Quantum decay of magnons in the unfrustrated honeycomb Heisenberg model
Calvin Krämer, Dag-Björn Hering, Vanessa Sulaiman, Matthias R. Walther, Götz S. Uhrig, Kai Phillip Schmidt
TL;DR
The paper investigates whether the one-magnon excitation in the unfrustrated honeycomb Heisenberg model remains a sharp quasiparticle or decays into a multi-magnon continuum. It combines quantum Monte Carlo with stochastic analytic continuation, continuous similarity transformations, and high-order series expansions to map the magnon spectrum across the Brillouin zone and to quantify the spectral weight of the magnon peak. The results show that near the $K$-point the magnon peak loses weight and decays into a continuum, a finding corroborated by SE (with quantitative agreement except near $K$) and CST (which exhibits a divergent flow indicating breakdown of the single-magnon picture).

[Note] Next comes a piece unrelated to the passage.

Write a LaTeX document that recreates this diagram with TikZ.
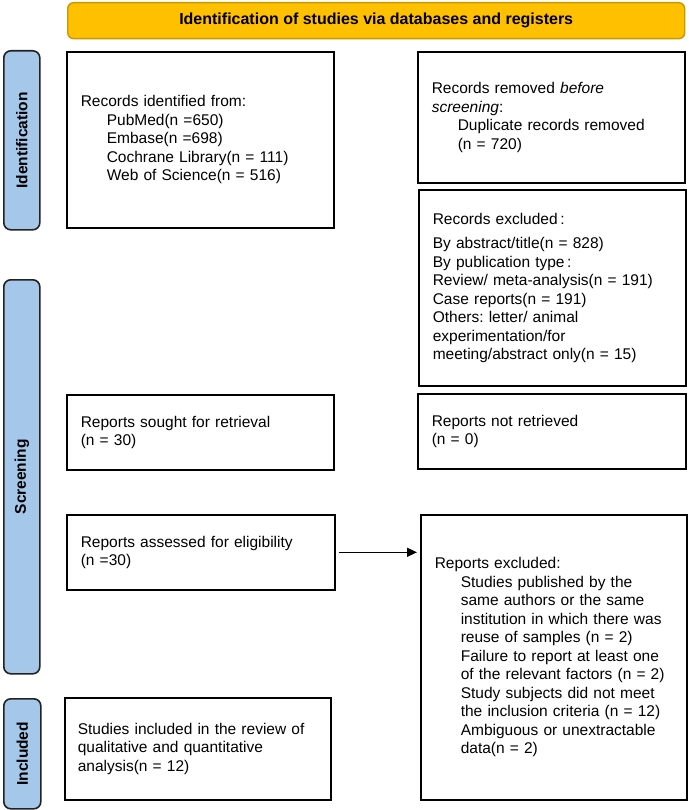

The study highlights the role of strong magnon-magnon interactions and bound-state formation in driving decay, demonstrating that quantum fluctuations alone can destroy magnons in nonfrustrated lattices and informing high-energy magnon dynamics relevant to experiments.
Abstract
We investigate the physical properties of elementary magnon excitations of the ordered antiferromagnetic Heisenberg model on the honeycomb lattice using quantum Monte Carlo (QMC) simulations, series expansions (SE), and continuous similarity transformations (CST). The stochastic analytic continuation method is used to determine the dynamic structure factor from correlation functions in imaginary time obtained by QMC. In contrast to the "roton minimum" of the square lattice Heisenberg antiferromagnet, we find that magnons on the honeycomb lattice completely decay in the corner of the Brillouin zone ($K$-point); the entire weight is shifted into the continuum. These findings are fully supported by SE and CST in momentum space. The extrapolated one-magnon dispersion obtained from SE about the Ising limit quantitatively agrees with the extracted QMC excitation energies except around the $K$-point, where large uncertainties in the extrapolation indicate the magnon decay. This quantum decay is further confirmed and understood by the CST, which yields a divergent flow when enforcing a magnon quasi-particle picture. The divergence originates from strong attractive magnon-magnon interactions leading to a bound state and thereby to a three-magnon continuum overlapping with the one-magnon state. This has the magnon quasi-particle picture break down at high energies on the honeycomb lattice.